Eichman’s experience was very different when he was a student.
Eichman revealed that when Eric Stults ’80 was found locked in a closet, naked, beaten and covered with human feces, no one reported the incident or recognized its anti-gay motive. The College covered it up. The Hanover Police asked Stults if he dressed up in women’s clothing and dismissed the case.
The Dartmouth Review was founded in 1982, and that year the paper published a list of Gay Student Association members. A student’s grandparents read his name on the list, stopped financial support, and the student was forced to withdraw from Dartmouth.
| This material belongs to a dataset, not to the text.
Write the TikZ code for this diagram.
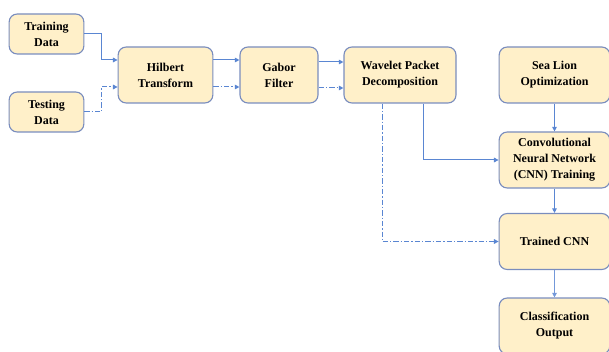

Eichman was “terrified” to be seen with openly gay students because “it wasn’t safe” and “it wasn’t an environment that supported any kind of diversity.”
In the mid-1980s, a Dartmouth Review reporter, posing as a troubled lesbian, attended and covertly recorded a meeting of the GSA. The dialogue — which Eichman characterized as “somewhat slanted” — appeared in the next issue of the Review with all the names of the meeting’s attendants.
In the early 1980s, Dartmouth gave “lip-service” to diversity, Thayer said.
“If that,” added Carol Cosenza ’86.
Alumni often attributed Dartmouth’s slow progress of acceptance to its isolation and homogeneity.
Reports of derogatory actions continued through the 1990s.Although Dartmouth still has much to achieve, D-GALA Vice-President and Reunion Co-Chair Nancy Vogele ’85 and other alumni have declared their pride to see that Dartmouth has taken a stand in supporting GLBT life on campus.
In a panel discussion on Saturday, student Kristen Foery ’04 shared the positive experiences she has had as a queer student at Dartmouth and the acceptance that she found in her first weeks here.
Students “need to know the history here just as much as [alumni] need to know what’s going on now,” Foery said.
One alumnus at the panel was enraged to hear from trustee Nancy Kepes Jeton ’76 that the words “sexual orientation” were not included in the new SLI mission statement. “There is a need to be named in the policies of the college,” said Misener.
Jon Hollander ’03 reminded the audience at the panel that “struggles and fights we felt we had won in the past we have to face again.”